-- Source material --
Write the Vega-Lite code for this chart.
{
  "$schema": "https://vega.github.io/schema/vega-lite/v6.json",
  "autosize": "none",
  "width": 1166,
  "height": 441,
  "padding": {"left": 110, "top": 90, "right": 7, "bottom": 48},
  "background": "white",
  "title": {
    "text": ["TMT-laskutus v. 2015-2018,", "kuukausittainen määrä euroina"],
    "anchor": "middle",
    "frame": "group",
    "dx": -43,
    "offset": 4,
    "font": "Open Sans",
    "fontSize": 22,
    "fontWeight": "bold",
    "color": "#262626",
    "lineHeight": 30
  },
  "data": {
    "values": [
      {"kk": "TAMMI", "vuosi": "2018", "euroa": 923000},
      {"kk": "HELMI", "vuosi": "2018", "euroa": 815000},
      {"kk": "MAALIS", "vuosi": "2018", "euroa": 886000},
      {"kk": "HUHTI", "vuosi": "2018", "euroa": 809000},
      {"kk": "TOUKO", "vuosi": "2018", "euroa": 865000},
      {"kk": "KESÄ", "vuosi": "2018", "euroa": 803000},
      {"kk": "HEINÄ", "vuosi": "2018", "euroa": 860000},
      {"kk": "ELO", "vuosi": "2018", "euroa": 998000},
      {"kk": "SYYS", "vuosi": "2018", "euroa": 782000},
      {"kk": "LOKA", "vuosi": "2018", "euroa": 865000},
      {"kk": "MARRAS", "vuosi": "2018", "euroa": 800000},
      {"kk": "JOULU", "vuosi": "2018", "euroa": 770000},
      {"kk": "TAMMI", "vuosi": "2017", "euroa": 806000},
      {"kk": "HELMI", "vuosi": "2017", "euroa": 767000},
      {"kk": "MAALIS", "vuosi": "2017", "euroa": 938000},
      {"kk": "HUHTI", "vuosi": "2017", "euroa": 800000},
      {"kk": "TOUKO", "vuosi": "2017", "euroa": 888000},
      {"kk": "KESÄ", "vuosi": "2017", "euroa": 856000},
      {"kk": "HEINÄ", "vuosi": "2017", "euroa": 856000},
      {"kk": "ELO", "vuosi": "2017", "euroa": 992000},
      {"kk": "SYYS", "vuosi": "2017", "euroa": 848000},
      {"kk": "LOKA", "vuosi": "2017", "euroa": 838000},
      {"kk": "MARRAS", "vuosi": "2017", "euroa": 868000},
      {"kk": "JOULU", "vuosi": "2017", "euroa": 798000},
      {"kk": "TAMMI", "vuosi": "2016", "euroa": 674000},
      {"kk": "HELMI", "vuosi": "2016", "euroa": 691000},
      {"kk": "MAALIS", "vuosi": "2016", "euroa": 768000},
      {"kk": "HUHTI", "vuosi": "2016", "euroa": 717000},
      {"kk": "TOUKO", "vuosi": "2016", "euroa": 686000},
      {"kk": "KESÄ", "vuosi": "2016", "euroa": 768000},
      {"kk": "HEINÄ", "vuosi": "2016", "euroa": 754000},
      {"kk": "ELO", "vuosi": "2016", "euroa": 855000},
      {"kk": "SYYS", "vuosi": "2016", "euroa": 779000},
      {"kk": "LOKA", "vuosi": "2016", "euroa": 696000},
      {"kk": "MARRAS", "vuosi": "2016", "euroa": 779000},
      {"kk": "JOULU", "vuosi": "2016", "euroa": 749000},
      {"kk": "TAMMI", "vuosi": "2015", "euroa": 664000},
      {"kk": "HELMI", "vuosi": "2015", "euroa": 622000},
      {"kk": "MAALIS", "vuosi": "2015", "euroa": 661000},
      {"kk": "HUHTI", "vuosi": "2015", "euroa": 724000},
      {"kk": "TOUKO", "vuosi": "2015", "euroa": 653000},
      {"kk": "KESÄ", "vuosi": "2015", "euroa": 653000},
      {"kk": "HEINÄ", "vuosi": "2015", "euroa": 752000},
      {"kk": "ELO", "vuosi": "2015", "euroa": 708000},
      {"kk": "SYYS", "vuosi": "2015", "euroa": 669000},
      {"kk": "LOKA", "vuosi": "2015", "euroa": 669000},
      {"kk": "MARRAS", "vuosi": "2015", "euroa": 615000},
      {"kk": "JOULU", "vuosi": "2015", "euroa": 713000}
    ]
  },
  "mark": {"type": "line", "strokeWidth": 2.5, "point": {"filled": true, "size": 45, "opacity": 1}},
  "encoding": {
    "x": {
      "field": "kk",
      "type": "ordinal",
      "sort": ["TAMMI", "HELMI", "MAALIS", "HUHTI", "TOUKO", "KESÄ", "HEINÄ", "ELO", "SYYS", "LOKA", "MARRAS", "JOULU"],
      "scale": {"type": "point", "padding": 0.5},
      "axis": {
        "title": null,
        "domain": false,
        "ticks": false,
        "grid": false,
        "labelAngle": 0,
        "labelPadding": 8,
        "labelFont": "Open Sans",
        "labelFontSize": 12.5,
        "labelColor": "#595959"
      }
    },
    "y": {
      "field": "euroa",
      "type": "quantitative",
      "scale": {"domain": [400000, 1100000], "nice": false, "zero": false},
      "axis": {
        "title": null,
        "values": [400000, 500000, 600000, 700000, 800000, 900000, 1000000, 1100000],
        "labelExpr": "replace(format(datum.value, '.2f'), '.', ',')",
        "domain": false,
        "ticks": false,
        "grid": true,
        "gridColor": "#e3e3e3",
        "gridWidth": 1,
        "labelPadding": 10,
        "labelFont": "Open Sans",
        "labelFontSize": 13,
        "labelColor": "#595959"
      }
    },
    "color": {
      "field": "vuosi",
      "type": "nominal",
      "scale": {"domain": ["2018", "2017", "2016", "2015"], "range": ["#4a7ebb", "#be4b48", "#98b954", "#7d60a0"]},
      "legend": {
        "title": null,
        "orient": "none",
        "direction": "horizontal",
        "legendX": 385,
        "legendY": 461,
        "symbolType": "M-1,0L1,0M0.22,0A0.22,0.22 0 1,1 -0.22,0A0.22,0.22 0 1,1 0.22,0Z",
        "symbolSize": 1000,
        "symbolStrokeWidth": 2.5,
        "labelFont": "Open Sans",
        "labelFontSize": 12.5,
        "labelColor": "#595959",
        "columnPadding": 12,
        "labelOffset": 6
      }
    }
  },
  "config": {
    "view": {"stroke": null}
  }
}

-- Short task --
Nothing in the data may differ; print all of it exactly as written.

-- Reply to the task --
Write the Vega-Lite code for this chart.
{
  "$schema": "https://vega.github.io/schema/vega-lite/v6.json",
  "autosize": "none",
  "width": 1166,
  "height": 441,
  "padding": {"left": 110, "top": 90, "right": 7, "bottom": 48},
  "background": "white",
  "title": {
    "text": ["TMT-laskutus v. 2015-2018,", "kuukausittainen määrä euroina"],
    "anchor": "middle",
    "frame": "group",
    "dx": -43,
    "offset": 4,
    "font": "Open Sans",
    "fontSize": 22,
    "fontWeight": "bold",
    "color": "#262626",
    "lineHeight": 30
  },
  "data": {
    "values": [
      {"kk": "TAMMI", "vuosi": "2018", "euroa": 923000},
      {"kk": "HELMI", "vuosi": "2018", "euroa": 815000},
      {"kk": "MAALIS", "vuosi": "2018", "euroa": 886000},
      {"kk": "HUHTI", "vuosi": "2018", "euroa": 809000},
      {"kk": "TOUKO", "vuosi": "2018", "euroa": 865000},
      {"kk": "KESÄ", "vuosi": "2018", "euroa": 803000},
      {"kk": "HEINÄ", "vuosi": "2018", "euroa": 860000},
      {"kk": "ELO", "vuosi": "2018", "euroa": 998000},
      {"kk": "SYYS", "vuosi": "2018", "euroa": 782000},
      {"kk": "LOKA", "vuosi": "2018", "euroa": 865000},
      {"kk": "MARRAS", "vuosi": "2018", "euroa": 800000},
      {"kk": "JOULU", "vuosi": "2018", "euroa": 770000},
      {"kk": "TAMMI", "vuosi": "2017", "euroa": 806000},
      {"kk": "HELMI", "vuosi": "2017", "euroa": 767000},
      {"kk": "MAALIS", "vuosi": "2017", "euroa": 938000},
      {"kk": "HUHTI", "vuosi": "2017", "euroa": 800000},
      {"kk": "TOUKO", "vuosi": "2017", "euroa": 888000},
      {"kk": "KESÄ", "vuosi": "2017", "euroa": 856000},
      {"kk": "HEINÄ", "vuosi": "2017", "euroa": 856000},
      {"kk": "ELO", "vuosi": "2017", "euroa": 992000},
      {"kk": "SYYS", "vuosi": "2017", "euroa": 848000},
      {"kk": "LOKA", "vuosi": "2017", "euroa": 838000},
      {"kk": "MARRAS", "vuosi": "2017", "euroa": 868000},
      {"kk": "JOULU", "vuosi": "2017", "euroa": 798000},
      {"kk": "TAMMI", "vuosi": "2016", "euroa": 674000},
      {"kk": "HELMI", "vuosi": "2016", "euroa": 691000},
      {"kk": "MAALIS", "vuosi": "2016", "euroa": 768000},
      {"kk": "HUHTI", "vuosi": "2016", "euroa": 717000},
      {"kk": "TOUKO", "vuosi": "2016", "euroa": 686000},
      {"kk": "KESÄ", "vuosi": "2016", "euroa": 768000},
      {"kk": "HEINÄ", "vuosi": "2016", "euroa": 754000},
      {"kk": "ELO", "vuosi": "2016", "euroa": 855000},
      {"kk": "SYYS", "vuosi": "2016", "euroa": 779000},
      {"kk": "LOKA", "vuosi": "2016", "euroa": 696000},
      {"kk": "MARRAS", "vuosi": "2016", "euroa": 779000},
      {"kk": "JOULU", "vuosi": "2016", "euroa": 749000},
      {"kk": "TAMMI", "vuosi": "2015", "euroa": 664000},
      {"kk": "HELMI", "vuosi": "2015", "euroa": 622000},
      {"kk": "MAALIS", "vuosi": "2015", "euroa": 661000},
      {"kk": "HUHTI", "vuosi": "2015", "euroa": 724000},
      {"kk": "TOUKO", "vuosi": "2015", "euroa": 653000},
      {"kk": "KESÄ", "vuosi": "2015", "euroa": 653000},
      {"kk": "HEINÄ", "vuosi": "2015", "euroa": 752000},
      {"kk": "ELO", "vuosi": "2015", "euroa": 708000},
      {"kk": "SYYS", "vuosi": "2015", "euroa": 669000},
      {"kk": "LOKA", "vuosi": "2015", "euroa": 669000},
      {"kk": "MARRAS", "vuosi": "2015", "euroa": 615000},
      {"kk": "JOULU", "vuosi": "2015", "euroa": 713000}
    ]
  },
  "mark": {"type": "line", "strokeWidth": 2.5, "point": {"filled": true, "size": 45, "opacity": 1}},
  "encoding": {
    "x": {
      "field": "kk",
      "type": "ordinal",
      "sort": ["TAMMI", "HELMI", "MAALIS", "HUHTI", "TOUKO", "KESÄ", "HEINÄ", "ELO", "SYYS", "LOKA", "MARRAS", "JOULU"],
      "scale": {"type": "point", "padding": 0.5},
      "axis": {
        "title": null,
        "domain": false,
        "ticks": false,
        "grid": false,
        "labelAngle": 0,
        "labelPadding": 8,
        "labelFont": "Open Sans",
        "labelFontSize": 12.5,
        "labelColor": "#595959"
      }
    },
    "y": {
      "field": "euroa",
      "type": "quantitative",
      "scale": {"domain": [400000, 1100000], "nice": false, "zero": false},
      "axis": {
        "title": null,
        "values": [400000, 500000, 600000, 700000, 800000, 900000, 1000000, 1100000],
        "labelExpr": "replace(format(datum.value, '.2f'), '.', ',')",
        "domain": false,
        "ticks": false,
        "grid": true,
        "gridColor": "#e3e3e3",
        "gridWidth": 1,
        "labelPadding": 10,
        "labelFont": "Open Sans",
        "labelFontSize": 13,
        "labelColor": "#595959"
      }
    },
    "color": {
      "field": "vuosi",
      "type": "nominal",
      "scale": {"domain": ["2018", "2017", "2016", "2015"], "range": ["#4a7ebb", "#be4b48", "#98b954", "#7d60a0"]},
      "legend": {
        "title": null,
        "orient": "none",
        "direction": "horizontal",
        "legendX": 385,
        "legendY": 461,
        "symbolType": "M-1,0L1,0M0.22,0A0.22,0.22 0 1,1 -0.22,0A0.22,0.22 0 1,1 0.22,0Z",
        "symbolSize": 1000,
        "symbolStrokeWidth": 2.5,
        "labelFont": "Open Sans",
        "labelFontSize": 12.5,
        "labelColor": "#595959",
        "columnPadding": 12,
        "labelOffset": 6
      }
    }
  },
  "config": {
    "view": {"stroke": null}
  }
}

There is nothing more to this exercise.